-- BEGIN --

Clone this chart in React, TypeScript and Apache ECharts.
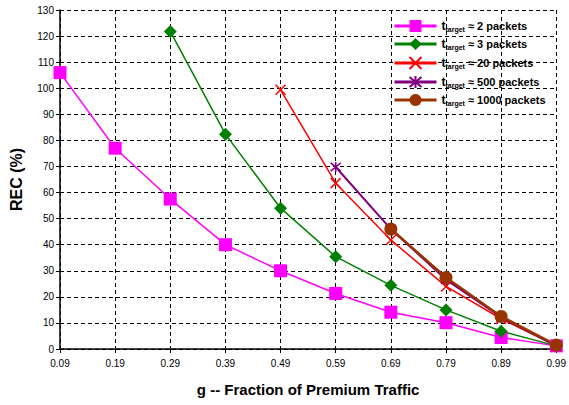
import React, { useEffect, useRef } from "react";
import * as echarts from "echarts";

const categories = ["0.09", "0.19", "0.29", "0.39", "0.49", "0.59", "0.69", "0.79", "0.89", "0.99"];
const yTicks = { min: 0, max: 130, interval: 10 };

const s2: (number | null)[] = [106, 77, 57.5, 40, 30, 21.3, 14.1, 10.1, 4.4, 1.2];
const s3: (number | null)[] = [null, null, 121.8, 82.4, 54, 35.4, 24.4, 15, 6.8, 1.2];
const s20: (number | null)[] = [null, null, null, null, 99.4, 63.6, 41.8, 24, 11.6, 1.2];
const s500: (number | null)[] = [null, null, null, null, null, 69.8, 46, 26.6, 12.2, 1.2];
const s1000: (number | null)[] = [null, null, null, null, null, null, 46, 27.4, 12.5, 1.5];

const names = ["2 packets", "3 packets", "20 packets", "500 packets", "1000 packets"];

const FONT = "Liberation Sans";

export default function App() {
  const ref = useRef<HTMLDivElement>(null);
  useEffect(() => {
    if (!ref.current) return;
    const chart = echarts.init(ref.current, null, { renderer: "svg" });
    const crossPath = "path://M0,0L10,10M10,0L0,10";
    const starPath = "path://M0,0L10,10M10,0L0,10M5,-1L5,11";
    const mk = (
      name: string,
      data: (number | null)[],
      color: string,
      symbol: string,
      symbolSize: number,
      width: number,
      stroke?: boolean
    ) => ({
      type: "line",
      name,
      data,
      symbol,
      symbolSize,
      showAllSymbol: true,
      connectNulls: false,
      lineStyle: { color, width },
      itemStyle: stroke
        ? { color: "rgba(0,0,0,0)", borderColor: color, borderWidth: 1.5 }
        : { color, borderWidth: 0 },
      emphasis: { disabled: true },
    });
    chart.setOption({
      animation: false,
      textStyle: { fontFamily: FONT },
      grid: { left: 58, right: 9, top: 10, bottom: 56 },
      legend: {
        orient: "vertical",
        left: 393,
        top: 20,
        itemWidth: 42,
        itemHeight: 15,
        itemGap: 5,
        padding: 0,
        data: names,
        lineStyle: { width: 3 },
        formatter: (n: string) => `{t|t}{s|target}{r| \u2248 ${n}}`,
        textStyle: {
          rich: {
            t: { fontSize: 12, fontWeight: "bold", color: "#000", fontFamily: FONT },
            s: { fontSize: 7, fontWeight: "bold", color: "#000", fontFamily: FONT, padding: [7, 0, 0, 0] },
            r: { fontSize: 11, fontWeight: "bold", color: "#000", fontFamily: FONT },
          },
        },
      },
      xAxis: {
        type: "category",
        data: categories,
        boundaryGap: false,
        name: "g -- Fraction of Premium Traffic",
        nameLocation: "middle",
        nameGap: 33,
        nameTextStyle: { fontSize: 15, fontWeight: "bold", color: "#000", fontFamily: FONT },
        axisLine: { lineStyle: { color: "#000", width: 1.5 } },
        axisTick: { show: true, length: 4, lineStyle: { color: "#000" } },
        axisLabel: { fontSize: 10, color: "#000", margin: 9, fontFamily: FONT },
        splitLine: { show: true, lineStyle: { color: "#000", type: [4, 3], width: 1 } },
      },
      yAxis: {
        type: "value",
        min: yTicks.min,
        max: yTicks.max,
        interval: yTicks.interval,
        name: "REC (%)",
        nameLocation: "middle",
        nameGap: 36,
        nameTextStyle: { fontSize: 16, fontWeight: "bold", color: "#000", fontFamily: FONT },
        axisLine: { show: true, lineStyle: { color: "#000", width: 1.5 } },
        axisTick: { show: true, length: 4, lineStyle: { color: "#000" } },
        axisLabel: { fontSize: 10, color: "#000", margin: 6, fontFamily: FONT },
        splitLine: { show: true, lineStyle: { color: "#000", type: [4, 3], width: 1 } },
      },
      series: [
        mk(names[0], s2, "#FF00FF", "rect", 13, 1.5),
        mk(names[1], s3, "#008000", "diamond", 13, 1.5),
        mk(names[2], s20, "#FF0000", crossPath, 10, 1.5, true),
        mk(names[3], s500, "#800080", starPath, 10, 2, true),
        mk(names[4], s1000, "#993300", "circle", 13, 2.5),
      ],
    });
    return () => chart.dispose();
  }, []);
  return <div ref={ref} style={{ width: 569, height: 405, position: "absolute", left: 0, top: 0, background: "#fff" }} />;
}
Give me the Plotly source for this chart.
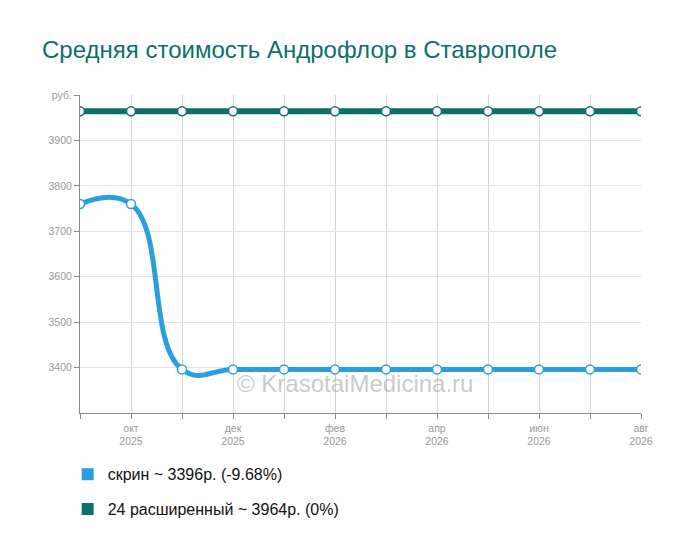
import plotly.graph_objects as go

months = ["сен 2025", "окт 2025", "ноя 2025", "дек 2025", "янв 2026", "фев 2026",
          "мар 2026", "апр 2026", "май 2026", "июн 2026", "июл 2026", "авг 2026"]
tick_labels = ["", "окт<br>2025", "", "дек<br>2025", "", "фев<br>2026",
               "", "апр<br>2026", "", "июн<br>2026", "", "авг<br>2026"]
skrin = [3760, 3760, 3396, 3396, 3396, 3396, 3396, 3396, 3396, 3396, 3396, 3396]
rasshir = [3964, 3964, 3964, 3964, 3964, 3964, 3964, 3964, 3964, 3964, 3964, 3964]
names = ["скрин ~ 3396р. (-9.68%)", "24 расширенный ~ 3964р. (0%)"]
y_ticks = [3400, 3500, 3600, 3700, 3800, 3900, 4000]
y_tick_labels = ["3400", "3500", "3600", "3700", "3800", "3900", "руб."]

blue = "#2a9fe0"
teal = "#0f7068"
x = list(range(len(months)))

fig = go.Figure()
for vals, col, w in [(rasshir, teal, 6), (skrin, blue, 5)]:
    fig.add_trace(go.Scatter(
        x=x, y=vals, mode="lines+markers",
        line=dict(color=col, width=w, shape="spline", smoothing=1.3),
        marker=dict(size=9, color="white", line=dict(color=col, width=1.5)),
        showlegend=False, hoverinfo="skip"))

for i, (nm, col) in enumerate(zip(names, [blue, teal])):
    fig.add_trace(go.Scatter(
        x=[None], y=[None], mode="markers", name=nm, legendgroup=f"g{i}",
        marker=dict(symbol="square", size=15, color=col)))

fig.add_annotation(text="© KrasotaiMedicina.ru", x=0.49, y=0.094, xref="paper", yref="paper",
                   xanchor="center", yanchor="middle",
                   showarrow=False, font=dict(size=24, color="rgba(150,150,150,0.5)",
                                              family="Liberation Sans, Arial"))

fig.update_layout(
    width=700, height=557,
    margin=dict(l=72, r=67, t=87, b=152),
    paper_bgcolor="white", plot_bgcolor="white",
    font=dict(family="Liberation Sans, Arial, sans-serif"),
    title=dict(text="Средняя стоимость Андрофлор в Ставрополе",
               font=dict(size=24, color="#0d7069"),
               x=0.0486, xanchor="left", y=0.9246, yanchor="middle"),
    xaxis=dict(range=[0, 11], tickmode="array", tickvals=x, ticktext=tick_labels,
               showgrid=True, gridcolor="#d6d6d6", gridwidth=1,
               showline=True, linecolor="#888", linewidth=1,
               ticks="outside", ticklen=5, tickcolor="#888",
               tickfont=dict(size=10.5, color="#999"), zeroline=False),
    yaxis=dict(range=[3300, 4000], tickmode="array", tickvals=y_ticks, ticktext=y_tick_labels,
               showgrid=True, gridcolor="#e2e2e2", gridwidth=1,
               showline=True, linecolor="#888", linewidth=1,
               ticks="outside", ticklen=5, tickcolor="#888",
               tickfont=dict(size=10.5, color="#999"), zeroline=False),
    legend=dict(x=-0.022, xanchor="left", y=-0.1394, yanchor="top",
                font=dict(size=16, color="#111"), tracegroupgap=11,
                itemsizing="constant"),
)

fig.write_html("out.html")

-- END --

- _EXERCISE INSTRUCTIONS_:
Repeat all of the data above word for word, minus the pictures.

- _PROBLEM SOLUTION_:
Clone this chart in React, TypeScript and Apache ECharts.
import React, { useEffect, useRef } from "react";
import * as echarts from "echarts";

const categories = ["0.09", "0.19", "0.29", "0.39", "0.49", "0.59", "0.69", "0.79", "0.89", "0.99"];
const yTicks = { min: 0, max: 130, interval: 10 };

const s2: (number | null)[] = [106, 77, 57.5, 40, 30, 21.3, 14.1, 10.1, 4.4, 1.2];
const s3: (number | null)[] = [null, null, 121.8, 82.4, 54, 35.4, 24.4, 15, 6.8, 1.2];
const s20: (number | null)[] = [null, null, null, null, 99.4, 63.6, 41.8, 24, 11.6, 1.2];
const s500: (number | null)[] = [null, null, null, null, null, 69.8, 46, 26.6, 12.2, 1.2];
const s1000: (number | null)[] = [null, null, null, null, null, null, 46, 27.4, 12.5, 1.5];

const names = ["2 packets", "3 packets", "20 packets", "500 packets", "1000 packets"];

const FONT = "Liberation Sans";

export default function App() {
  const ref = useRef<HTMLDivElement>(null);
  useEffect(() => {
    if (!ref.current) return;
    const chart = echarts.init(ref.current, null, { renderer: "svg" });
    const crossPath = "path://M0,0L10,10M10,0L0,10";
    const starPath = "path://M0,0L10,10M10,0L0,10M5,-1L5,11";
    const mk = (
      name: string,
      data: (number | null)[],
      color: string,
      symbol: string,
      symbolSize: number,
      width: number,
      stroke?: boolean
    ) => ({
      type: "line",
      name,
      data,
      symbol,
      symbolSize,
      showAllSymbol: true,
      connectNulls: false,
      lineStyle: { color, width },
      itemStyle: stroke
        ? { color: "rgba(0,0,0,0)", borderColor: color, borderWidth: 1.5 }
        : { color, borderWidth: 0 },
      emphasis: { disabled: true },
    });
    chart.setOption({
      animation: false,
      textStyle: { fontFamily: FONT },
      grid: { left: 58, right: 9, top: 10, bottom: 56 },
      legend: {
        orient: "vertical",
        left: 393,
        top: 20,
        itemWidth: 42,
        itemHeight: 15,
        itemGap: 5,
        padding: 0,
        data: names,
        lineStyle: { width: 3 },
        formatter: (n: string) => `{t|t}{s|target}{r| \u2248 ${n}}`,
        textStyle: {
          rich: {
            t: { fontSize: 12, fontWeight: "bold", color: "#000", fontFamily: FONT },
            s: { fontSize: 7, fontWeight: "bold", color: "#000", fontFamily: FONT, padding: [7, 0, 0, 0] },
            r: { fontSize: 11, fontWeight: "bold", color: "#000", fontFamily: FONT },
          },
        },
      },
      xAxis: {
        type: "category",
        data: categories,
        boundaryGap: false,
        name: "g -- Fraction of Premium Traffic",
        nameLocation: "middle",
        nameGap: 33,
        nameTextStyle: { fontSize: 15, fontWeight: "bold", color: "#000", fontFamily: FONT },
        axisLine: { lineStyle: { color: "#000", width: 1.5 } },
        axisTick: { show: true, length: 4, lineStyle: { color: "#000" } },
        axisLabel: { fontSize: 10, color: "#000", margin: 9, fontFamily: FONT },
        splitLine: { show: true, lineStyle: { color: "#000", type: [4, 3], width: 1 } },
      },
      yAxis: {
        type: "value",
        min: yTicks.min,
        max: yTicks.max,
        interval: yTicks.interval,
        name: "REC (%)",
        nameLocation: "middle",
        nameGap: 36,
        nameTextStyle: { fontSize: 16, fontWeight: "bold", color: "#000", fontFamily: FONT },
        axisLine: { show: true, lineStyle: { color: "#000", width: 1.5 } },
        axisTick: { show: true, length: 4, lineStyle: { color: "#000" } },
        axisLabel: { fontSize: 10, color: "#000", margin: 6, fontFamily: FONT },
        splitLine: { show: true, lineStyle: { color: "#000", type: [4, 3], width: 1 } },
      },
      series: [
        mk(names[0], s2, "#FF00FF", "rect", 13, 1.5),
        mk(names[1], s3, "#008000", "diamond", 13, 1.5),
        mk(names[2], s20, "#FF0000", crossPath, 10, 1.5, true),
        mk(names[3], s500, "#800080", starPath, 10, 2, true),
        mk(names[4], s1000, "#993300", "circle", 13, 2.5),
      ],
    });
    return () => chart.dispose();
  }, []);
  return <div ref={ref} style={{ width: 569, height: 405, position: "absolute", left: 0, top: 0, background: "#fff" }} />;
}
Give me the Plotly source for this chart.
import plotly.graph_objects as go

months = ["сен 2025", "окт 2025", "ноя 2025", "дек 2025", "янв 2026", "фев 2026",
          "мар 2026", "апр 2026", "май 2026", "июн 2026", "июл 2026", "авг 2026"]
tick_labels = ["", "окт<br>2025", "", "дек<br>2025", "", "фев<br>2026",
               "", "апр<br>2026", "", "июн<br>2026", "", "авг<br>2026"]
skrin = [3760, 3760, 3396, 3396, 3396, 3396, 3396, 3396, 3396, 3396, 3396, 3396]
rasshir = [3964, 3964, 3964, 3964, 3964, 3964, 3964, 3964, 3964, 3964, 3964, 3964]
names = ["скрин ~ 3396р. (-9.68%)", "24 расширенный ~ 3964р. (0%)"]
y_ticks = [3400, 3500, 3600, 3700, 3800, 3900, 4000]
y_tick_labels = ["3400", "3500", "3600", "3700", "3800", "3900", "руб."]

blue = "#2a9fe0"
teal = "#0f7068"
x = list(range(len(months)))

fig = go.Figure()
for vals, col, w in [(rasshir, teal, 6), (skrin, blue, 5)]:
    fig.add_trace(go.Scatter(
        x=x, y=vals, mode="lines+markers",
        line=dict(color=col, width=w, shape="spline", smoothing=1.3),
        marker=dict(size=9, color="white", line=dict(color=col, width=1.5)),
        showlegend=False, hoverinfo="skip"))

for i, (nm, col) in enumerate(zip(names, [blue, teal])):
    fig.add_trace(go.Scatter(
        x=[None], y=[None], mode="markers", name=nm, legendgroup=f"g{i}",
        marker=dict(symbol="square", size=15, color=col)))

fig.add_annotation(text="© KrasotaiMedicina.ru", x=0.49, y=0.094, xref="paper", yref="paper",
                   xanchor="center", yanchor="middle",
                   showarrow=False, font=dict(size=24, color="rgba(150,150,150,0.5)",
                                              family="Liberation Sans, Arial"))

fig.update_layout(
    width=700, height=557,
    margin=dict(l=72, r=67, t=87, b=152),
    paper_bgcolor="white", plot_bgcolor="white",
    font=dict(family="Liberation Sans, Arial, sans-serif"),
    title=dict(text="Средняя стоимость Андрофлор в Ставрополе",
               font=dict(size=24, color="#0d7069"),
               x=0.0486, xanchor="left", y=0.9246, yanchor="middle"),
    xaxis=dict(range=[0, 11], tickmode="array", tickvals=x, ticktext=tick_labels,
               showgrid=True, gridcolor="#d6d6d6", gridwidth=1,
               showline=True, linecolor="#888", linewidth=1,
               ticks="outside", ticklen=5, tickcolor="#888",
               tickfont=dict(size=10.5, color="#999"), zeroline=False),
    yaxis=dict(range=[3300, 4000], tickmode="array", tickvals=y_ticks, ticktext=y_tick_labels,
               showgrid=True, gridcolor="#e2e2e2", gridwidth=1,
               showline=True, linecolor="#888", linewidth=1,
               ticks="outside", ticklen=5, tickcolor="#888",
               tickfont=dict(size=10.5, color="#999"), zeroline=False),
    legend=dict(x=-0.022, xanchor="left", y=-0.1394, yanchor="top",
                font=dict(size=16, color="#111"), tracegroupgap=11,
                itemsizing="constant"),
)

fig.write_html("out.html")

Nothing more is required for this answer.